It’s hard to imagine a time when goalies didn’t wear face protection, but before Jacques Plante debuted his mask in 1959, that was the norm for brave NHL netminders. The early prototypes looked more spooky than stylish and offered little protection compared to the ones used today, but goalie masks have now developed into technologically advanced works of art.
Jacques Plante (January 17, 1929 – February 27, 1986), hockey legend and goalie for the Montreal Canadiens hockey team (1954–1963), designed and built the first-ever fibreglass mask in 1956 to protect himself from being injured by flying pucks. At that time, he wore it during practices only. Then, during a game with the New York Rangers on November 1, 1959, a flying puck hit his nose, and broke it.
“In those days, you had Bobby Hull in the league and [Tim] Horton and [Andy] Bathgate and all those big shots and they’re coming at you, from five, ten feet in front and wind up, they didn’t know where it was going, you had to stop it,” said Plante, when recalling his goaltending days on CBC’s 90 Minutes Live in 1977. “You had no mask and the coach kept telling you: ‘Use your head.’ And I did.”
After “a few broken bones in the face,” Plante said he decided that “if I’ve got to use my head, I might as well wear the mask.”
When Jacques Plante returned to the ice after being treated in the dressing room, he wore the mask to protect his injury.

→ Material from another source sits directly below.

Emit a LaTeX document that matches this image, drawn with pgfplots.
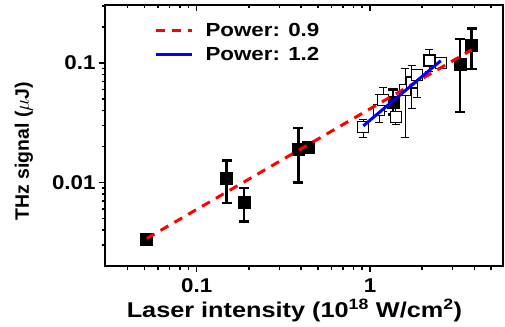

He continued to wear the mask during games while his nose healed. The hockey mask caused a sensation. His coach wanted him to stop wearing it. Plante refused. But, since the team was winning, he got his way.
Plante subsequently designed his own and other goaltenders’ masks. He was not the first NHL goaltender known to wear a face mask. Montreal Maroons’ Clint Benedict wore a crude leather version in 1930 to protect a broken nose, but Plante introduced the mask as everyday equipment, and it is now mandatory equipment for goaltenders.
In the later part of his career, Plante would also play for the New York Rangers, the St. Louis Blues, the Toronto Maple Leafs and the Boston Bruins.
In 1978, Plante was inducted into the Hockey Hall of Fame. He died in 1986 at the age of 57.
“He was noted for his quick reflexes and wandering style of play. But he’ll be remembered most for being the first goaltender to wear a face mask on a regular basis,” the CBC’s Terry Walker told viewers when Plante died. “Before, coaches didn’t like the idea of goalies wearing something that might distract them, but Plante played just as well after adopting the face mask.”